The third wave was different than the first two. “Until 1971, the border between Pakistan and India at Rajasthan was largely porous. Hindus could come, gauge the situation and decide to stay or leave. But post 1971, the borders were sealed and the only option left for Hindus post-Babri was to travel to India on a valid passport,” he says.
This means that those who had decided to make a permanent shift to India, had to get passports made, sell-off their properties in Pakistan and obtain a tourist or pilgrimage visa to India. This, obviously, took time. The exodus took place over a period of several years.
Sodha says around 45,000 migrants came and settled in Jodhpur alone.
One of them, Rana Ram, came after his wife was abducted by Muslims. “Though the practice of abducting Hindu women is not new in Pakistan, it intensified after Babri. Indeed, it became commonplace. Rana Ram’s wife was kidnapped, converted to Islam, and her nikahnama with a local Muslim was handed to her family. Rana Ram managed to get his children back from the clutches of the abductors and shifted to India,” says Sodha.
For Sant Ram, the decisive moment came in 1994. A restaurant familiar to him gave him a bowl of vegetarian curry with cow meat mixed in it. Sant Ram would have consumed it had a waiter not alerted him.
“While my house was in Nawabshah city, I was employed in a village some 125 kilometres away. I would visit my house only on weekends. This restaurant was near my workplace and owners were quite familiar to me. It was a Muslim-run restaurant, of course, as is the case with most businesses there.”
“One day, a waiter – he too was a Muslim and also quite familiar to me – came to my table and, while rubbing the surface clean, informed me quietly that the curry had juice of cow meat mixed in it. He said I should refuse the curry citing digestion issues and instead request for dal because he was sure it was clean.”
A stunned Sant Ram sat still and quiet for a long time. Is that what it had come to for Hindus?
Sant Ram had been noticing but ignoring the increasing hostility towards Hindus after Babri, but that day, he decided to make the big move.
He sold off his share of the property, got passports made for the seven members of his family including himself, and came on a pilgrimage visa to India. He arrived in Jodhpur on train, and made the road journey to Uttar Pradesh before settling down in ‘Pakistani mohalla’ of south Delhi’s Asola Bhati Mines area. Residents estimate that around 100 families stay in this colony largely made up of jhuggis and tents. Sant Ram runs a small grocery shop.
Residents are well aware of the grand pujan ceremony scheduled in Ayodhya today for construction of a Ram temple on the same land on which Babri mosque stood. India’s apex court recently awarded the title of the land to Ram Lalla, ending over a hundred-years-old legal dispute.

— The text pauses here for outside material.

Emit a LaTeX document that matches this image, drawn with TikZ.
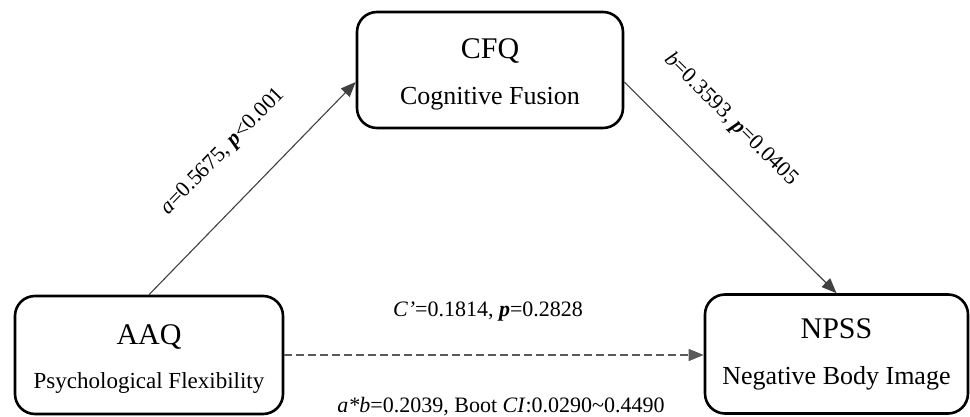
\documentclass[tikz,border=0pt]{standalone}
\usepackage{fontspec}
\setmainfont{Liberation Serif}
\usepackage{tikz}
\usetikzlibrary{arrows.meta}

\tikzset{
  varbox/.style={draw, line width=2.6pt, rounded corners=20pt, align=center,
    font=\fontsize{26}{30}\selectfont},
  coef/.style={font=\fontsize{22}{26}\selectfont, inner sep=2pt},
  >={Triangle[length=15pt,width=12pt]}
}

\begin{document}
\begin{tikzpicture}[x=1pt, y=1pt]
  \useasboundingbox (0,0) rectangle (970,417);
  \node[varbox, minimum width=266pt, minimum height=116pt] (cfq) at (490,347)
    {\rule{0pt}{28pt}{\fontsize{30}{34}\selectfont CFQ}\\[16pt]Cognitive Fusion};
  \node[varbox, minimum width=268pt, minimum height=118pt] (aaq) at (149,62)
    {\rule{0pt}{28pt}{\fontsize{30}{34}\selectfont AAQ}\\[14pt]{\fontsize{23}{30}\selectfont Psychological Flexibility}};
  \node[varbox, minimum width=263pt, minimum height=119pt] (npss) at (836.5,63)
    {{\fontsize{30}{34}\selectfont NPSS}\\[16pt]Negative Body Image};
  \draw[line width=1.1pt, black!75, ->] (aaq.north) -- ([yshift=-12pt]cfq.west)
    node[coef, black, pos=0.52, sloped, above=34pt] {\textit{a}=0.5675, \textbf{\textit{p}}<0.001};
  \draw[line width=1.1pt, black!75, ->] ([yshift=-12pt]cfq.east) -- (npss.north)
    node[coef, black, pos=0.34, sloped, above=36pt] {\textit{b}=0.3593, \textbf{\textit{p}}=0.0405};
  \draw[line width=1.1pt, black!65, dash pattern=on 8pt off 4pt, ->] (aaq.east) -- (aaq.east -| npss.west)
    node[coef, black, midway, above=31pt, xshift=-6pt] {\textit{C’}=0.1814, \textbf{\textit{p}}=0.2828}
    node[coef, black, midway, below=40pt, xshift=7pt] {\textit{a*b}=0.2039, Boot \textit{CI}:0.0290\textasciitilde0.4490};
\end{tikzpicture}
\end{document}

The decision vindicated the stand of Hindus that the Babri mosque was built by invaders after pulling down an existing Ram temple. Hindus believe the site is the birthplace of Lord Ram.
Despite the violent backlash in Pakistan, residents support the demolition.

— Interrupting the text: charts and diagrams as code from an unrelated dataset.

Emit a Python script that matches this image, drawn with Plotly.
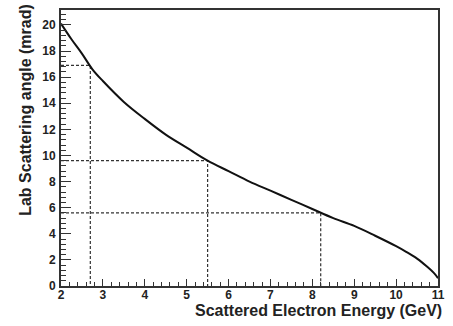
import plotly.graph_objects as go

# Scattered electron energy (GeV) and lab scattering angle (mrad)
energy = [2.0, 2.25, 2.5, 2.75, 3.0, 3.5, 4.0, 4.5, 5.0, 5.5, 6.0, 6.5, 7.0,
          7.5, 8.0, 8.5, 9.0, 9.5, 10.0, 10.25, 10.5, 10.75, 10.9, 11.0]
angle = [20.1, 18.9, 17.8, 16.6, 15.7, 14.1, 12.8, 11.6, 10.6, 9.6, 8.8, 8.0,
         7.3, 6.6, 5.9, 5.2, 4.6, 3.85, 3.05, 2.6, 2.1, 1.45, 1.0, 0.6]

# Reference points marked with dashed guide lines
mark_energy = [2.7, 5.5, 8.2]
mark_angle = [16.9, 9.6, 5.6]

# Major tick positions and labels
x_ticks = [2, 3, 4, 5, 6, 7, 8, 9, 10, 11]
y_ticks = [0, 2, 4, 6, 8, 10, 12, 14, 16, 18, 20]

x_range = [2, 11]
y_range = [0, 21.14]

fig = go.Figure()

# Dashed guide lines: horizontal from the axis to the curve, vertical down to zero
gx, gy = [], []
for e, a in zip(mark_energy, mark_angle):
    gx += [x_range[0], e, e, None]
    gy += [a, a, y_range[0], None]
fig.add_trace(go.Scatter(x=gx, y=gy, mode="lines",
                         line=dict(color="#333333", width=1.2, dash="3px,2px"),
                         hoverinfo="skip", showlegend=False))

fig.add_trace(go.Scatter(x=energy, y=angle, mode="lines",
                         line=dict(color="#111111", width=2, shape="spline"),
                         showlegend=False))

tick_font = dict(family="Liberation Sans", size=12, color="#222222")
title_font = dict(family="Liberation Sans", size=16, color="#222222")

fig.update_xaxes(range=x_range, tickvals=x_ticks,
                 ticktext=[f"<b>{v}</b>" for v in x_ticks],
                 ticks="inside", ticklen=7, tickwidth=1, tickcolor="#333333",
                 minor=dict(dtick=0.2, tick0=2, ticks="inside", ticklen=4,
                            tickcolor="#333333"),
                 showline=True, linecolor="#333333", linewidth=2, mirror=True,
                 showgrid=False, zeroline=False, tickfont=tick_font,
                 ticklabelstandoff=-3)
fig.update_yaxes(range=y_range, tickvals=y_ticks,
                 ticktext=[f"<b>{v}</b>" for v in y_ticks],
                 ticks="inside", ticklen=10, tickwidth=1, tickcolor="#333333",
                 minor=dict(dtick=0.4, tick0=0, ticks="inside", ticklen=5,
                            tickcolor="#333333"),
                 showline=True, linecolor="#333333", linewidth=2, mirror=True,
                 showgrid=False, zeroline=False, tickfont=tick_font,
                 ticklabelstandoff=1)

fig.add_annotation(text="<b>Scattered Electron Energy (GeV)</b>", xref="paper",
                   yref="paper", x=1.015, y=-0.09, xanchor="right", yanchor="middle",
                   showarrow=False, font=title_font)
fig.add_annotation(text="<b>Lab Scattering angle (mrad)</b>", xref="paper",
                   yref="paper", x=-0.094, y=1.028, xanchor="center", yanchor="top",
                   textangle=-90, showarrow=False, font=title_font)

fig.update_layout(width=453, height=326, margin=dict(l=61, r=9, t=8, b=40),
                  paper_bgcolor="white", plot_bgcolor="white")

fig.write_html("out.html")
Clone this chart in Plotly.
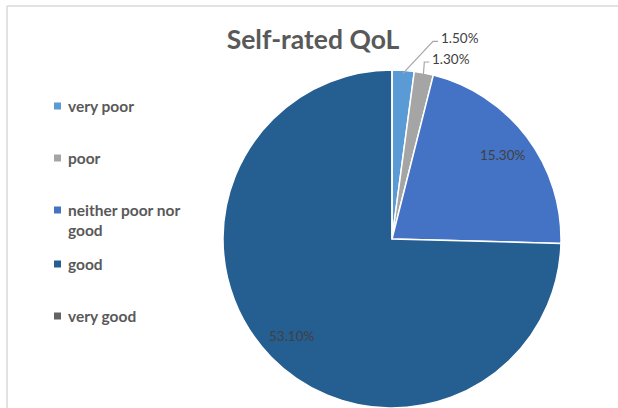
import math
import plotly.graph_objects as go

W, H = 618, 408

categories = ["very poor", "poor", "neither poor nor good", "good", "very good"]
legend_labels = ["very poor", "poor", "neither poor nor<br>good", "good", "very good"]
values = [1.5, 1.3, 15.3, 53.1, 0]
colors = ["#5B9BD5", "#A5A5A5", "#4472C4", "#255E91", "#636363"]
# label placement: "out" = callout with leader line, "in" = inside slice, None = no label
label_mode = ["out", "out", "in", "in", None]
# leader-line elbow offsets (pixels from slice edge) for callout labels
callout_offsets = [(30, -32), (1, -14), None, None, None]

FONT = "Lato"
LABEL_FONT = dict(family=FONT, size=13.5, color="#404040")

# pie geometry (pixels)
CX, CY, HALF = 392, 239, 169
R_EFF = 166


def px_x(x):
    return x / W


def px_y(y):
    return 1 - y / H


fig = go.Figure()
fig.add_trace(go.Pie(
    labels=categories,
    values=values,
    sort=False,
    direction="clockwise",
    rotation=0,
    marker=dict(colors=colors, line=dict(color="white", width=1.5)),
    textinfo="none",
    showlegend=False,
    hoverinfo="label+value",
    domain=dict(x=[(CX - HALF) / W, (CX + HALF) / W], y=[0, 2 * HALF / H]),
))

# data labels, positioned from each slice's mid angle
total = sum(values)
cum = 0.0
for v, mode, off in zip(values, label_mode, callout_offsets):
    mid = (cum + v / 2) / total * 2 * math.pi
    cum += v
    if mode is None or v == 0:
        continue
    txt = f"{v:.2f}%"
    if mode == "in":
        rr = 0.84 * R_EFF
        px, py = CX + rr * math.sin(mid), CY - rr * math.cos(mid)
        fig.add_annotation(xref="paper", yref="paper", x=px_x(px), y=px_y(py),
                           xanchor="center", yanchor="middle",
                           text=txt, showarrow=False, font=LABEL_FONT)
    else:
        px, py = CX + R_EFF * math.sin(mid), CY - R_EFF * math.cos(mid)
        ex, ey = px + off[0], py + off[1]
        fig.add_shape(type="path", xref="paper", yref="paper",
                      path=(f"M {px_x(px)} {px_y(py)} L {px_x(ex)} {px_y(ey)} "
                            f"L {px_x(ex + 5)} {px_y(ey)}"),
                      line=dict(color="#A6A6A6", width=1.2))
        fig.add_annotation(xref="paper", yref="paper", x=px_x(ex + 6), y=px_y(ey - 3),
                           xanchor="left", yanchor="middle",
                           text=txt, showarrow=False, font=LABEL_FONT)

# legend drawn as annotations
leg_y = [106, 158, 210, 264, 316]
LEG_FONT = dict(family=FONT, size=15.5, color="#595959", weight="bold")
for lab, col, y in zip(legend_labels, colors, leg_y):
    fig.add_shape(type="rect", xref="paper", yref="paper",
                  x0=px_x(54), x1=px_x(61), y0=px_y(y + 3.5), y1=px_y(y - 3.5),
                  fillcolor=col, line=dict(width=0))
    two = "<br>" in lab
    fig.add_annotation(
        xref="paper", yref="paper", x=px_x(66), y=px_y(y),
        xanchor="left", yanchor="top" if two else "middle",
        yshift=11 if two else 0,
        text=lab, showarrow=False, align="left",
        font=LEG_FONT,
    )

# chart-area border (top and left edge visible)
fig.add_shape(type="line", xref="paper", yref="paper",
              x0=px_x(7), x1=1, y0=px_y(6), y1=px_y(6),
              line=dict(color="#D9D9D9", width=1.5))
fig.add_shape(type="line", xref="paper", yref="paper",
              x0=px_x(7), x1=px_x(7), y0=0, y1=px_y(6),
              line=dict(color="#D9D9D9", width=1.5))

fig.update_layout(
    width=W, height=H,
    margin=dict(l=0, r=0, t=0, b=0),
    paper_bgcolor="white",
    plot_bgcolor="white",
    title=dict(text="<b>Self-rated QoL</b>", x=313 / W, xanchor="center",
               y=px_y(40), yanchor="middle",
               font=dict(family=FONT, size=26.5, color="#595959")),
)

fig.write_html("out.html")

Fakira Ram, a 70-year-old resident of the mohalla, told this correspondent that within a week of the demolition, Hindus in Pakistan had learnt that the site was Ram janmabhoomi.
“The Pakistani media did not tell us that, but our community members did. We would meet in the evenings and discuss the issue. We were all unanimous in our take that the site deserved a Ram temple and not a mosque and the demolition was right,” he says.sep
Ram is as much of a revered deity among Pakistani Hindus as much among Indian Hindus, says Sodha. “Even though Hindus there aren’t used to public display of their religion or culture – they even give Muslim names to their children in order to escape attention – ‘Ram Ram’ is a popular greeting within the community,” he says.

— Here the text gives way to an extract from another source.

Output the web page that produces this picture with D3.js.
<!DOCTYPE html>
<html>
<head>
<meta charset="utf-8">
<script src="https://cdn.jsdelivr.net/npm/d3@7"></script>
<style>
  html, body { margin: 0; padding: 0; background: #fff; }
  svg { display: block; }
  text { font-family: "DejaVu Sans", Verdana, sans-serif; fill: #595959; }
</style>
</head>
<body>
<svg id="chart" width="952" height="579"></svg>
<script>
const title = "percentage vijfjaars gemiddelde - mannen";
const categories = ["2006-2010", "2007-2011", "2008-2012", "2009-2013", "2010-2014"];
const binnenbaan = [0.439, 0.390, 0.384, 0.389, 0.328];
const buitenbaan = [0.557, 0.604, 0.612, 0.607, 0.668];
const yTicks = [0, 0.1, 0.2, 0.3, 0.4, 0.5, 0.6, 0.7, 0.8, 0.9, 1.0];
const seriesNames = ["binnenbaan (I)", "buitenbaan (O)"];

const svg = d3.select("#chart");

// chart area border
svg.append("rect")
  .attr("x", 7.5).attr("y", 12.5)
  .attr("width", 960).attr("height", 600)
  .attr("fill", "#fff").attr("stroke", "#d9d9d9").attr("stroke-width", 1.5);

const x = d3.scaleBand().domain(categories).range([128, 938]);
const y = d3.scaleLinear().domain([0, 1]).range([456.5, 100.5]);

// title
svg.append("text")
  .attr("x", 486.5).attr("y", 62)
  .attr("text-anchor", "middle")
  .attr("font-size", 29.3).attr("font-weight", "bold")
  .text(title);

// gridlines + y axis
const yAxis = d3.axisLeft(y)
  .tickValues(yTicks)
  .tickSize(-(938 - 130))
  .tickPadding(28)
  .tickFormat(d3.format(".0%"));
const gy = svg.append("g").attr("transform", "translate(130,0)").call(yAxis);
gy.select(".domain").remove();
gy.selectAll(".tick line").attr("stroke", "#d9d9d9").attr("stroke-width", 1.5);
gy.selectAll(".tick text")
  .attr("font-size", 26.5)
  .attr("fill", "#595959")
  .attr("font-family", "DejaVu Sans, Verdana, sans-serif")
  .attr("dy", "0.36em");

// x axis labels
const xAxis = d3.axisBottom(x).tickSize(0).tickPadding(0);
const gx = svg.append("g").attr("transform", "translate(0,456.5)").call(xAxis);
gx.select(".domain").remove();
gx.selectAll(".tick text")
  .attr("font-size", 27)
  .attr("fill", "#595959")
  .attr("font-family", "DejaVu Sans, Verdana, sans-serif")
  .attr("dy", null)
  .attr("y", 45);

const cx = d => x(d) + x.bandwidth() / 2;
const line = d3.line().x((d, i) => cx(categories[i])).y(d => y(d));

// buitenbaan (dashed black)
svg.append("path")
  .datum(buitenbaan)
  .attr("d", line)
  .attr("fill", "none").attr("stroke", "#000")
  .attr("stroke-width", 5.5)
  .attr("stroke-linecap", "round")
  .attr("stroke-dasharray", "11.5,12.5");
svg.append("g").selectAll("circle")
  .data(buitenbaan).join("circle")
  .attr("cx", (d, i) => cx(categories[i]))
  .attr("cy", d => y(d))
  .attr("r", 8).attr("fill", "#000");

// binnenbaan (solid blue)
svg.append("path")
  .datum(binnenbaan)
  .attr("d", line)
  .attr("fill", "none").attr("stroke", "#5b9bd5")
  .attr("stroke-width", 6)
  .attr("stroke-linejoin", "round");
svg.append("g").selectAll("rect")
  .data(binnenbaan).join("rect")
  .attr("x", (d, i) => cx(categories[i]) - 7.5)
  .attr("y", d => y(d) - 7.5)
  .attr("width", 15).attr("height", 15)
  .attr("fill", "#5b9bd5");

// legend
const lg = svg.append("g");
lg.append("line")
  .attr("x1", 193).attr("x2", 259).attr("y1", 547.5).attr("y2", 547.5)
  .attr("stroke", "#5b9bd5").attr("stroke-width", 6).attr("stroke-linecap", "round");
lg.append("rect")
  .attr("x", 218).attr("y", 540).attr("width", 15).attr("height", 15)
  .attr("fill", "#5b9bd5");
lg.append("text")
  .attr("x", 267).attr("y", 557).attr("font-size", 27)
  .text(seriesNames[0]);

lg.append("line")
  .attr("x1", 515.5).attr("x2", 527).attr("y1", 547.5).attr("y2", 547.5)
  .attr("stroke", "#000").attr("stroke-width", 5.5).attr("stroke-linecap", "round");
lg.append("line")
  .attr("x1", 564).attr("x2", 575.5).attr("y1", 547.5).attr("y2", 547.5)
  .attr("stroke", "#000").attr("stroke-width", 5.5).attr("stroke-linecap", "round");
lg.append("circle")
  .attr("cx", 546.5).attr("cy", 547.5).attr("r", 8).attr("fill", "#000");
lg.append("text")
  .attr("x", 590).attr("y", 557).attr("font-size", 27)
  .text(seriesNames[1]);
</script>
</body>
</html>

Fakira Ram rues there is no television in his neighbourhood to watch the ceremony. The residents usually catch major events on the phone later. His son Kashmir Singh, who is awaiting citizenship, says he would visit Ayodhya when he is allowed to travel within states.
Fakira Ram chides Kashmir for planning a solo trip. “You have to take me along,” he says and bursts into laughter.